The Smithsonian Museum of Natural History has a variety of opportunities for individuals to share their time and talent. Meet and greet visitors, assist staff with educational programs, help at the information desk or work as a tour guide. Other areas where you can provide support include research, collections, archives digitization, and providing clerical assistance.
The Koshland Science Museum welcomes volunteers to help visitors by answering questions and providing assistance. Work with staff at special events and have the opportunity to meet scientists. Volunteers receive invitations to community events and festivals, get free passes for museum admission, and discounted rates for purchases at the National Academies’ bookstore.

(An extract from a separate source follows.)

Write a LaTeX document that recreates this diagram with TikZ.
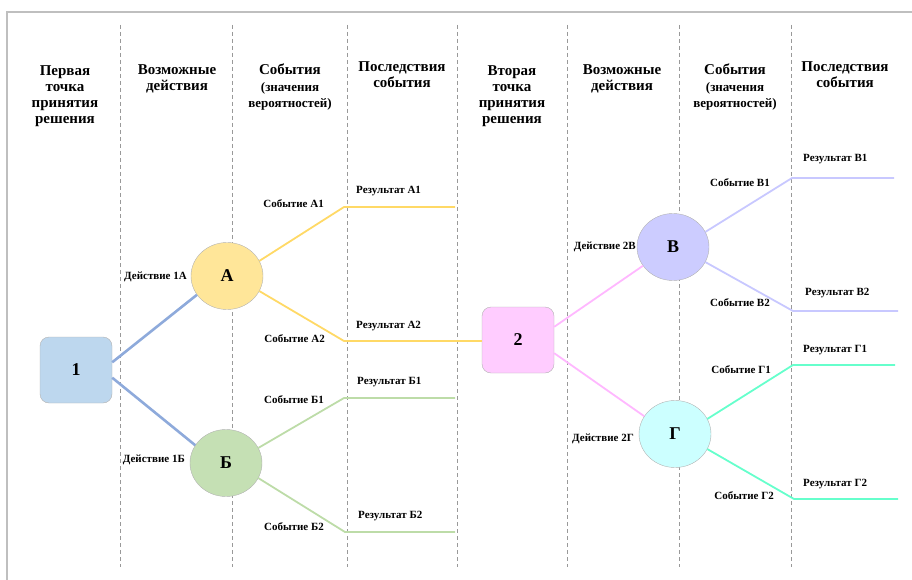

Volunteers play an important role in supporting the efforts of the John F. Kennedy Center for the Performing Arts. Considered as Friends of the Kennedy Center, volunteers fill many roles by helping staff in a variety of areas. Options to help include providing administrative support and working within the costume studio. Rewards include discounts at the KC Café and gift shops and occasional free tickets.
Volunteer programs at the Washington Humane Society include dog and cat care plus behavior training and assisting adoption counselors. Other duties include cleaning the kennel areas and walking dogs, socializing animals, and providing support with outreach programs. Volunteers can help at adoption events and assist staff with administrative duties.
If you love animals and have a passion for educating others about conservation, consider volunteering at the National Zoo. The staff hires helpers for long-term volunteer work for positions as keeper aides, interpreters, and animal behavior watchers. You can work directly with the public or share your time and talents providing administrative support in the office.
If working with books and information is your specialty, the Library of Congress has several areas where you can volunteer your skills. Options include working as a research guidance volunteer, helping at the orientation and information desk, or assisting staff in the Young Readers Center. The Library of Congress also has a docent-training program for volunteers to give tours to visitors.
The District of Columbia Public Library is also seeking volunteers to help staff and provide support in a variety of roles. Lend a hand by participating in educational programs and helping visitors use computers. Organize and shelve books and other materials, assist with special events, or work as an adaptive services volunteer to help patrons with disabilities.
This guide highlights a small sampling of volunteer options for you to explore within the Washington, DC area. Retired seniors will find that there are many opportunities to share their skills and support the community while making new friends.